Henry Brown Amos (24 May 1869 – 22 October 1946) was a Scottish animal rights, vegetarian, humanitarian, anti-vivisection, and anti-hunting activist. He worked as a draper and held offices in several vegetarian and animal protection organisations. In 1925, he co-founded the League for the Prohibition of Cruel Sports.

== Biography ==

=== Early life and family ===
Amos was born in Tyninghame, Scotland, on 24 May 1869. He first became interested in vegetarianism when he was a teenager, in about 1886. He later worked as a draper.

On 7 February 1899, Amos married Ruth Helen Bowker Sharp (1869–1905). They had four children, two of whom died in infancy.

=== Vegetarian and humanitarian work ===
Amos was a member of the Humanitarian League and a former member of the RSPCA. In the mid-1890s, he was an organiser in London for the Vegetarian Federal Union. In 1895, he was honorary secretary of the Vegetarian Cycling Club. He was also associated with Sidney H. Beard and the Order of the Golden Age from 1901 to 1903. From 1913 to 1914, he succeeded Albert Broadbent as secretary of the Vegetarian Society.

In 1915, Amos published Economical, Nourishing Dishes for Times of Stress and How to Cook Them, a short pamphlet on cooking vegetarian meals.

=== Opposition to blood sports ===
Amos opposed blood sports. His letters campaigning against rabbit coursing in Surrey led to its prohibition in 1924. He organised the Leeds Rodeo Protest Committee in the same year.

In 1925, Amos co-founded the League for the Prohibition of Cruel Sports, later the League Against Cruel Sports, with Ernest Bell and George Greenwood as its first president. The League sought to end the hunting of deer, foxes, hares and otters, and the coursing of hares and rabbits.

Amos criticised the RSPCA for declining to campaign against hunting. His criticism caused disputes within the League; Greenwood resigned from the organisation in 1927, and Bell resigned in 1931.
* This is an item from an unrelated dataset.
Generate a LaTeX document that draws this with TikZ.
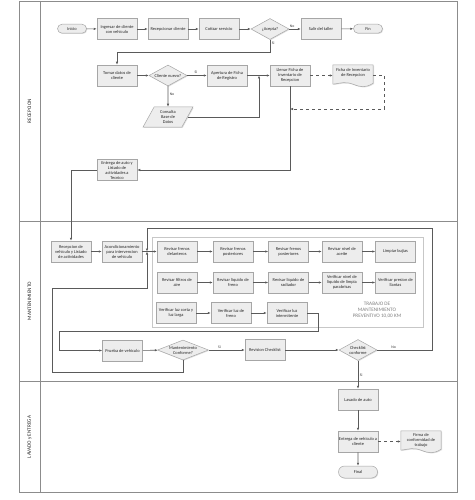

The League published a monthly journal, Cruel Sports, which Amos edited. According to E. S. Turner, the journal "criticised the RSPCA for its toleration of fox-hunting, and attacked the Church for sheltering behind the RSPCA." In the January 1927 edition, Amos wrote that "little has been done either by religion or education to stem the tide of cruelty involved in hunting."

In 1935, Amos was briefly imprisoned after throwing a copy of Henry Stephens Salt's Creed of Kinship through a stained glass window at Exeter Cathedral during evensong. The protest was directed at the Church's support for hunting.

=== Later life and death ===
Amos suffered for years from a bronchial illness. He retired from his work with the League at the end of 1936.

Amos died in Hendon, north London, on 22 October 1946, aged 77.

== Publications ==
- The Food Reformer's Year Book and Health Annual (editor for multiple years, 1909)
- Economical, Nourishing Dishes for Times of Stress and How to Cook Them (1915)
- Opinions in Favour of Vegetarianism by Leading Temperance Reformers (1919)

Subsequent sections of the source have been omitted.